Every child in our care and every person on our team deserves to feel safe and welcomed in Tulsa Public Schools, and we will continue to support and protect our immigrant families. We are proud to stand alongside of all of our families and will continue to do all that we can to advocate on behalf of the children we serve.
Deborah A. Gist
- What impact does undocumented immigration status have on my child’s education?
- None! Children have a constitutional right to have equal access to education regardless of their immigration status or their parents’ status.
- Does Tulsa Public Schools ask for a child’s immigration status when he or she enrolls?
- No. Tulsa Public Schools enrolls students regardless of their immigration status and without discrimination on the basis of race, color or national origin. Plyler v. Doe, 457 U.S. 202 (1982), established that the immigration status of a student is irrelevant to that student’s entitlement to an elementary and secondary public education.
- Would the school district ever share our students’ immigration status with the federal immigration officials?
- As mentioned above, we do not ask for students’ immigration status when they enroll. However, if we became aware of a student’s lack of immigration status, we would not share that information with the United States Citizenship and Immigration Services (USCIS).

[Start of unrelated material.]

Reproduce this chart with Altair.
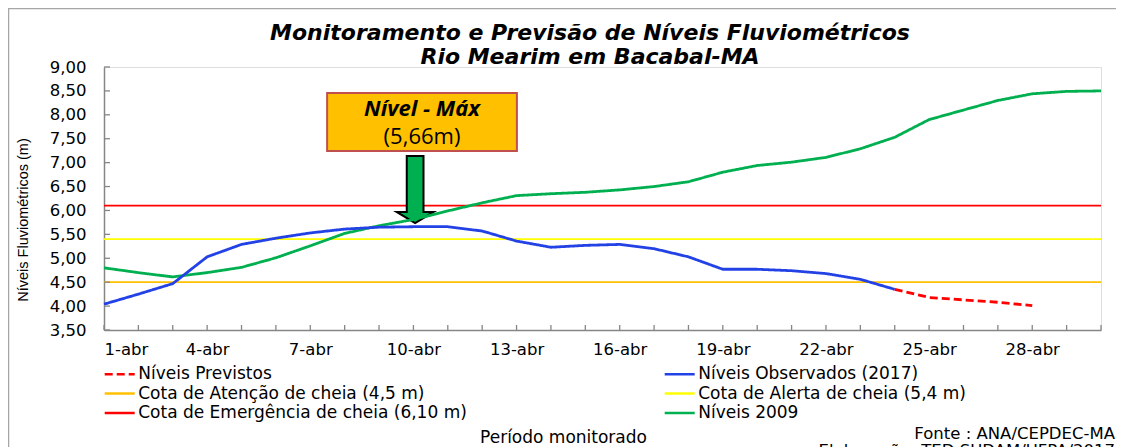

- What does Tulsa Public Schools do to ensure that no student or family is discriminated against or harassed because of their race, ethnicity, religion or national origin?
- Equity is one of our core values. We have policies in place that prohibit discrimination or harassment of our students, families or employees on the basis of race, ethnicity, religion, national origin and many other protected classes. View our policies on discrimination and harassment.
- What should I do if I feel like I have been the victim of discrimination or harassment?
- Please report the behavior immediately to a supervisor, school leader or to the superintendent. Complaints and concerns can be filed using our TIPS reporting system at 918-746-6868. We take these complaints very seriously in order to assure that our schools continue to be safe spaces.
- What should I do if I want to understand my immigration rights?
- Only immigration attorneys can provide you with accurate advice about immigration status and how you can pursue any legal rights you might have. You can seek an immigration attorney from the American Immigration Lawyers Association.
- Will there be any immigration enforcement actions on school grounds?
- As of today, we believe that the federal government is still following guidance that designates schools as sensitive locations where immigration enforcement actions should not happen. For more details on sensitive locations, please review the Enforcement Actions at or Focused on Sensitive Locations document from U.S. Immigration and Customs Enforcement.